The Latest: Storms improve California drought situation
SAN FRANCISCO (AP) — The Latest on California storms (all times local):
The latest U.S. Drought Monitor report shows improved conditions in California after a series of storms.
The update released Thursday shows just over 92 percent of the state ranges from abnormally dry to some level of drought, mostly of moderate intensity.
Extreme drought is now limited to a small area just south of the Oregon border.
At the start of the year, that designation had applied to parts of Santa Barbara and Ventura counties west of Los Angeles. But those areas are now at lower drought levels.
The data is valid as of Tuesday, and the Drought Monitor says there may be additional improvement because of continuing heavy precipitation since then.
Authorities say a Northern California pedestrian who jumped into the street to dodge a falling tree was struck and killed by a van.
The California Highway Patrol says the accident occurred while the pedestrian and driver were looking at downed power lines and awaiting the arrival of fire crews at about 8:30 p.m. Wednesday in Mill Valley about 15 miles (24 kilometers) north of San Francisco.
The CHP says the two men tried to flee to safety when they heard a tree overhead crack after it was hit with a strong gust of wind. The pedestrian jumped in front of the van as the motorist accelerated forward.
The CHP hasn’t released the names of either man. It’s at least the sixth death caused by storms this week.
California’s two largest utilities report that a combined 70,000 customers remain without power throughout the state.
Pacific Gas & Electric says about 68,000 of its Northern California customers remained in the dark Thursday after a total of 220,000 customers lost electricity since Wednesday.

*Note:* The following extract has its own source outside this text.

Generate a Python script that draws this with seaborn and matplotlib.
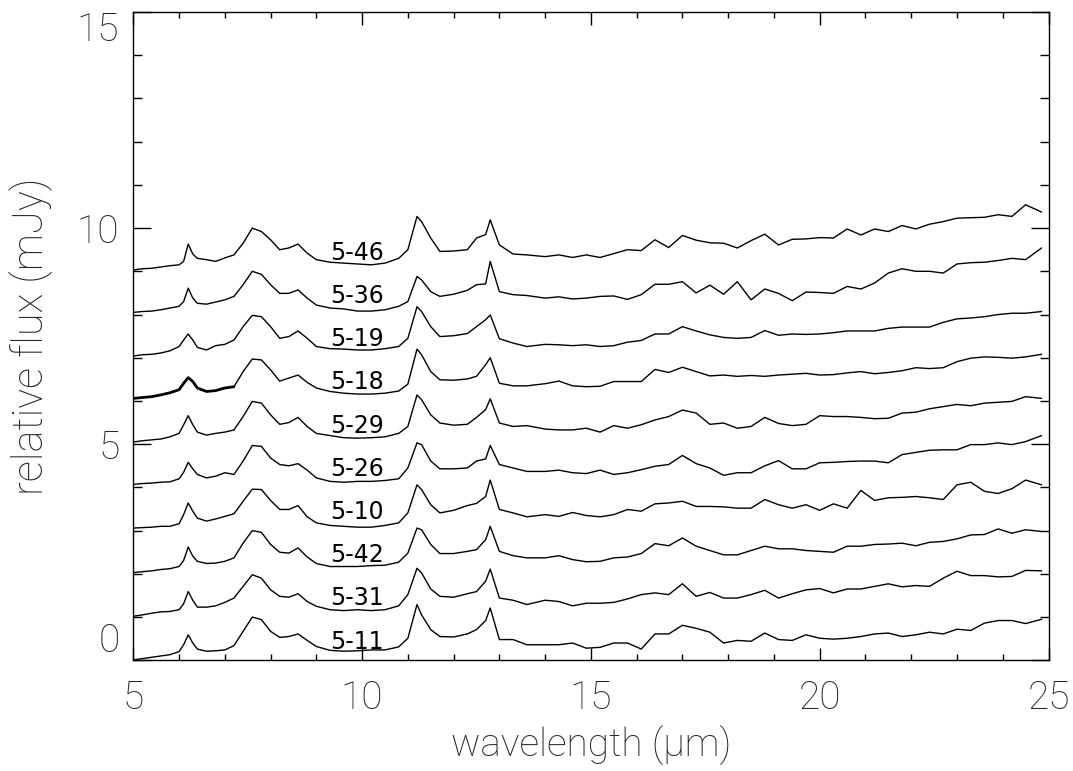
import numpy as np
import pandas as pd
import matplotlib
matplotlib.use("Agg")
import matplotlib.pyplot as plt
import seaborn as sns
from matplotlib.ticker import MultipleLocator

# ---------------- data ----------------
wave_short = [5.0, 5.2, 5.4, 5.6, 5.8, 6.0, 6.1, 6.2, 6.3, 6.4, 6.6, 6.8, 7.0, 7.2, 7.4,
              7.6, 7.8, 8.0, 8.2, 8.4, 8.6, 8.8, 9.0, 9.3, 9.6, 9.9, 10.2, 10.5, 10.8, 11.0,
              11.2, 11.3, 11.5, 11.7, 12.0, 12.3, 12.5, 12.7, 12.8, 13.0, 13.3, 13.6, 14.0]
wave_long = [14.3, 14.6, 14.9, 15.2, 15.5, 15.8, 16.1, 16.4, 16.7, 17.0, 17.3, 17.6, 17.9,
             18.2, 18.5, 18.8, 19.1, 19.4, 19.7, 20.0, 20.3, 20.6, 20.9, 21.2, 21.5, 21.8,
             22.1, 22.4, 22.7, 23.0, 23.3, 23.6, 23.9, 24.2, 24.5, 24.85]

names = ["5-11", "5-31", "5-42", "5-10", "5-26", "5-29", "5-18", "5-19", "5-36", "5-46"]
offsets = [0, 1, 2, 3, 4, 5, 6, 7, 8, 9]

f_5_11 = [0.01, 0.04, 0.07, 0.10, 0.13, 0.20, 0.36, 0.59, 0.40, 0.26, 0.21, 0.22, 0.24, 0.34, 0.67,
          1.00, 0.94, 0.67, 0.53, 0.55, 0.61, 0.46, 0.32, 0.23, 0.21, 0.22, 0.24, 0.24, 0.31, 0.51,
          1.29, 1.05, 0.71, 0.55, 0.54, 0.61, 0.71, 0.92, 1.21, 0.48, 0.48, 0.36, 0.36,
          0.36, 0.40, 0.28, 0.30, 0.40, 0.40, 0.26, 0.61, 0.61, 0.81, 0.74, 0.65, 0.40, 0.46, 0.44,
          0.63, 0.48, 0.46, 0.59, 0.51, 0.49, 0.51, 0.55, 0.61, 0.63, 0.55, 0.59, 0.65, 0.61, 0.72,
          0.69, 0.86, 0.92, 0.92, 0.85, 0.95]
f_5_31 = [0.02, 0.05, 0.09, 0.12, 0.13, 0.17, 0.31, 0.59, 0.39, 0.23, 0.23, 0.26, 0.34, 0.44, 0.71,
          0.98, 0.90, 0.63, 0.48, 0.46, 0.54, 0.36, 0.25, 0.17, 0.15, 0.17, 0.15, 0.17, 0.26, 0.52,
          1.13, 1.02, 0.65, 0.48, 0.46, 0.54, 0.59, 0.83, 1.11, 0.44, 0.39, 0.29, 0.39,
          0.36, 0.26, 0.32, 0.32, 0.34, 0.42, 0.52, 0.56, 0.52, 0.77, 0.48, 0.57, 0.44, 0.44, 0.52,
          0.62, 0.44, 0.54, 0.63, 0.66, 0.56, 0.65, 0.65, 0.71, 0.77, 0.70, 0.73, 0.71, 0.90, 1.06,
          0.96, 0.96, 0.93, 0.94, 1.08, 1.07]
f_5_42 = [0.03, 0.05, 0.07, 0.10, 0.12, 0.17, 0.31, 0.62, 0.41, 0.29, 0.24, 0.25, 0.29, 0.37, 0.71,
          1.00, 0.96, 0.68, 0.50, 0.48, 0.60, 0.39, 0.24, 0.17, 0.17, 0.17, 0.19, 0.20, 0.27, 0.48,
          1.06, 1.02, 0.68, 0.47, 0.47, 0.52, 0.56, 0.79, 1.10, 0.52, 0.42, 0.37, 0.37,
          0.42, 0.33, 0.28, 0.29, 0.37, 0.39, 0.47, 0.70, 0.65, 0.83, 0.64, 0.54, 0.44, 0.44, 0.54,
          0.64, 0.58, 0.58, 0.54, 0.52, 0.50, 0.64, 0.64, 0.68, 0.69, 0.71, 0.65, 0.73, 0.75, 0.81,
          0.90, 0.91, 1.04, 0.94, 1.02, 0.98]
f_5_10 = [0.06, 0.07, 0.08, 0.10, 0.10, 0.16, 0.37, 0.64, 0.45, 0.29, 0.22, 0.27, 0.33, 0.39, 0.68,
          0.96, 0.95, 0.70, 0.49, 0.49, 0.58, 0.32, 0.18, 0.12, 0.10, 0.08, 0.08, 0.12, 0.18, 0.41,
          1.06, 0.95, 0.60, 0.41, 0.47, 0.58, 0.63, 0.79, 1.17, 0.49, 0.41, 0.32, 0.37,
          0.33, 0.42, 0.35, 0.32, 0.37, 0.49, 0.45, 0.62, 0.64, 0.68, 0.56, 0.56, 0.55, 0.52, 0.52,
          0.72, 0.60, 0.52, 0.60, 0.47, 0.62, 0.52, 0.93, 0.70, 0.76, 0.77, 0.79, 0.76, 0.72, 1.06,
          1.12, 0.91, 0.86, 0.97, 1.17, 1.06]
f_5_26 = [0.07, 0.09, 0.10, 0.12, 0.13, 0.20, 0.35, 0.58, 0.43, 0.30, 0.22, 0.26, 0.34, 0.30, 0.61,
          0.97, 0.95, 0.68, 0.53, 0.50, 0.55, 0.40, 0.22, 0.14, 0.12, 0.14, 0.14, 0.16, 0.20, 0.45,
          1.03, 0.99, 0.61, 0.43, 0.43, 0.45, 0.61, 0.66, 0.97, 0.53, 0.45, 0.37, 0.37,
          0.40, 0.34, 0.32, 0.40, 0.30, 0.34, 0.41, 0.49, 0.53, 0.74, 0.55, 0.45, 0.28, 0.34, 0.34,
          0.50, 0.62, 0.43, 0.43, 0.57, 0.58, 0.60, 0.61, 0.61, 0.57, 0.76, 0.81, 0.86, 0.87, 0.87,
          0.99, 0.99, 1.03, 0.99, 1.06, 1.20]
f_5_29 = [0.05, 0.08, 0.10, 0.12, 0.17, 0.25, 0.45, 0.66, 0.45, 0.28, 0.21, 0.25, 0.28, 0.33, 0.64,
          0.99, 0.95, 0.68, 0.46, 0.50, 0.62, 0.41, 0.25, 0.20, 0.15, 0.14, 0.15, 0.17, 0.25, 0.41,
          1.14, 1.03, 0.68, 0.49, 0.44, 0.46, 0.62, 0.80, 1.05, 0.49, 0.41, 0.43, 0.35,
          0.33, 0.33, 0.37, 0.28, 0.43, 0.37, 0.45, 0.56, 0.64, 0.79, 0.72, 0.46, 0.49, 0.37, 0.41,
          0.62, 0.48, 0.43, 0.46, 0.66, 0.64, 0.64, 0.62, 0.59, 0.60, 0.72, 0.74, 0.82, 0.87, 0.92,
          0.89, 0.95, 0.97, 0.99, 1.10, 1.06]
f_5_18 = [0.06, 0.08, 0.10, 0.14, 0.19, 0.26, 0.41, 0.54, 0.45, 0.30, 0.22, 0.24, 0.30, 0.33, 0.68,
          0.97, 0.95, 0.72, 0.46, 0.53, 0.60, 0.43, 0.30, 0.22, 0.18, 0.16, 0.16, 0.18, 0.23, 0.39,
          1.20, 1.07, 0.68, 0.49, 0.48, 0.51, 0.57, 0.84, 1.00, 0.41, 0.35, 0.35, 0.40,
          0.46, 0.35, 0.33, 0.34, 0.45, 0.45, 0.45, 0.73, 0.66, 0.78, 0.68, 0.58, 0.60, 0.57, 0.59,
          0.57, 0.60, 0.62, 0.64, 0.60, 0.61, 0.65, 0.68, 0.63, 0.66, 0.70, 0.77, 0.75, 0.77, 0.91,
          0.99, 1.02, 1.01, 0.99, 1.02, 1.08]
f_5_19 = [0.04, 0.07, 0.08, 0.11, 0.16, 0.26, 0.41, 0.55, 0.41, 0.24, 0.18, 0.28, 0.31, 0.41, 0.72,
          0.98, 0.95, 0.72, 0.45, 0.49, 0.62, 0.45, 0.26, 0.21, 0.20, 0.18, 0.18, 0.21, 0.26, 0.45,
          1.18, 1.07, 0.72, 0.49, 0.51, 0.56, 0.72, 0.88, 0.99, 0.44, 0.34, 0.26, 0.31,
          0.30, 0.28, 0.30, 0.26, 0.28, 0.36, 0.40, 0.55, 0.55, 0.72, 0.62, 0.53, 0.47, 0.45, 0.47,
          0.63, 0.52, 0.55, 0.54, 0.55, 0.58, 0.62, 0.62, 0.62, 0.68, 0.71, 0.71, 0.71, 0.82, 0.90,
          0.92, 0.95, 1.00, 1.03, 1.03, 1.07]
f_5_36 = [0.05, 0.07, 0.08, 0.11, 0.15, 0.19, 0.30, 0.61, 0.38, 0.26, 0.24, 0.29, 0.34, 0.42, 0.69,
          1.00, 0.93, 0.69, 0.49, 0.49, 0.57, 0.38, 0.22, 0.15, 0.13, 0.08, 0.08, 0.11, 0.19, 0.30,
          0.88, 0.80, 0.53, 0.42, 0.47, 0.56, 0.69, 0.71, 1.23, 0.53, 0.46, 0.44, 0.38,
          0.41, 0.36, 0.38, 0.42, 0.43, 0.35, 0.46, 0.70, 0.70, 0.76, 0.50, 0.68, 0.47, 0.76, 0.34,
          0.59, 0.49, 0.32, 0.52, 0.51, 0.49, 0.65, 0.59, 0.73, 0.96, 1.06, 1.00, 1.00, 0.96, 1.17,
          1.20, 1.21, 1.25, 1.30, 1.27, 1.54]
f_5_46 = [0.03, 0.06, 0.07, 0.10, 0.13, 0.15, 0.23, 0.63, 0.40, 0.30, 0.27, 0.23, 0.31, 0.38, 0.65,
          1.00, 0.92, 0.73, 0.50, 0.54, 0.63, 0.42, 0.27, 0.21, 0.19, 0.17, 0.15, 0.19, 0.30, 0.50,
          1.27, 1.15, 0.77, 0.46, 0.47, 0.50, 0.77, 0.85, 1.19, 0.61, 0.40, 0.38, 0.34,
          0.38, 0.32, 0.38, 0.32, 0.41, 0.50, 0.48, 0.73, 0.55, 0.83, 0.72, 0.66, 0.65, 0.54, 0.71,
          0.86, 0.61, 0.74, 0.75, 0.78, 0.77, 0.98, 0.84, 0.98, 0.92, 1.06, 0.98, 1.09, 1.15, 1.23,
          1.24, 1.25, 1.31, 1.27, 1.54, 1.37]

spectra = [f_5_11, f_5_31, f_5_42, f_5_10, f_5_26, f_5_29, f_5_18, f_5_19, f_5_36, f_5_46]

# ---------------- style ----------------
sns.set_style("ticks")
plt.rcParams["font.family"] = ["Roboto", "DejaVu Sans"]
plt.rcParams["axes.linewidth"] = 1.0

wave = np.array(wave_short + wave_long)

fig = plt.figure(figsize=(10.73, 7.71), dpi=100)
ax = fig.add_axes([0.12423, 0.14358, 0.85294, 0.84086])

for name, flux, off in zip(names, spectra, offsets):
    df = pd.DataFrame({"wavelength": wave, "flux": np.array(flux) + off})
    sns.lineplot(data=df, x="wavelength", y="flux", color="black", linewidth=1.0,
                 estimator=None, sort=False, ax=ax)
    if name == "5-18":
        seg = df[df["wavelength"] <= 7.2]
        sns.lineplot(data=seg, x="wavelength", y="flux", color="black", linewidth=2.0,
                     estimator=None, sort=False, ax=ax)
    ax.text(9.3, off + 0.27, name, fontsize=17, family="DejaVu Sans",
            ha="left", va="baseline", color="black")

ax.set_xlim(5, 25)
ax.set_ylim(0, 15)
ax.xaxis.set_major_locator(MultipleLocator(5))
ax.xaxis.set_minor_locator(MultipleLocator(1))
ax.yaxis.set_major_locator(MultipleLocator(5))
ax.yaxis.set_minor_locator(MultipleLocator(1))

ax.tick_params(axis="both", which="both", direction="in", top=True, right=True,
               color="black", width=1.0)
ax.tick_params(axis="x", which="major", length=9, pad=14)
ax.tick_params(axis="x", which="minor", length=4.5)
ax.tick_params(axis="y", which="major", length=13, pad=10)
ax.tick_params(axis="y", which="minor", length=6.5)

for lab in ax.get_xticklabels() + ax.get_yticklabels():
    lab.set_fontsize(28)
    lab.set_fontweight("light")

# keep the end labels of the y axis inside the figure, as in the reference
fig.canvas.draw()
for tick in ax.yaxis.get_major_ticks():
    val = tick.get_loc()
    if abs(val - 15) < 1e-6:
        tick.label1.set_verticalalignment("top")
    elif abs(val) < 1e-6:
        tick.label1.set_verticalalignment("bottom")

ax.set_xlabel("wavelength (μm)", fontsize=28, fontweight="light", va="center")
ax.set_ylabel("relative flux (mJy)", fontsize=30, fontweight="light")
ax.xaxis.set_label_coords(0.5, -0.131)
ax.yaxis.set_label_coords(-0.088, 0.5)

for sp in ax.spines.values():
    sp.set_color("black")
    sp.set_linewidth(1.0)

fig.savefig("out.png", dpi=100)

The utility provides power to California customers north of Los Angles to the Oregon border.
Southern California Edison, which serves most of Southern California, reported about 2,000 customers without power after three days of heavy rains and winds pounded most of the state.
San Diego Gas & Electric reports no power outages.
An accumulation of heavy, wet snow caused a rear-engine jet parked at a Lake Tahoe-area airport to do a tail stand before mechanics returned it to its parked position.
Truckee Tahoe Airport official Marc Lamb took photos that were widely shared on social media sites. He tells The Associated Press that most of the 20 inches of dense snow that caused the Wednesday morning spectacle melted by Thursday.
No one was injured and the Cessna Citation X aircraft was not damaged by the heavy snow that locals dub “Sierra cement.”
Lamb says other aircraft were moved before the storm, but the Cessna parked outside for maintenance was too large for hangars at the airport northwest of Lake Tahoe about 180 miles (290 kilometers) east of San Francisco.
The National Weather Service has posted another winter storm warning in the area until Friday afternoon.
Wide areas of California are on alert for treacherous conditions as the latest in series of Pacific storms dumps rain and snow.
Flash flood warnings are posted in many areas statewide Thursday morning and some neighborhoods near wildfire burn scars are under evacuation orders.
The Santa Barbara County community of Montecito that was devastated by a deadly debris flow a year ago has received 1.5 inches (3.8 centimeters) of rain in 24 hours, but so far has avoided a repeat of the disaster.
In the Sierra Nevada foothills, a flash flood watch is in effect for the area burned by the wildfire that obliterated the town of Paradise in November. The higher elevations of the Sierra Nevada has seen blizzard conditions.
The San Francisco Chronicle reports three people, including a 1-year-old girl, were killed Tuesday when a car went out of control in heavy rain in El Dorado County and crashed into another car. Two other storm-related deaths were reported earlier in Northern California.
The last Pacific storm in a weeklong series is expected to douse an already-soaked California and forecasters say the state is still at risk for dangerous mudslides in burn areas and blizzards in the high Sierras.
Southern California hillsides scarred by last year’s massive wildfires have held up through days of rain but a final downpour is predicted Thursday.
Meanwhile, Northern California was hard-hit Wednesday. Authorities say a homeless man in Oakland died when a tree branch fell on him, possibly as he sought shelter from the rain.
Tens of thousands of Pacific Gas & Electric customers were left without power as the weather downed electrical lines.
Forecasters say the state should begin drying out Friday.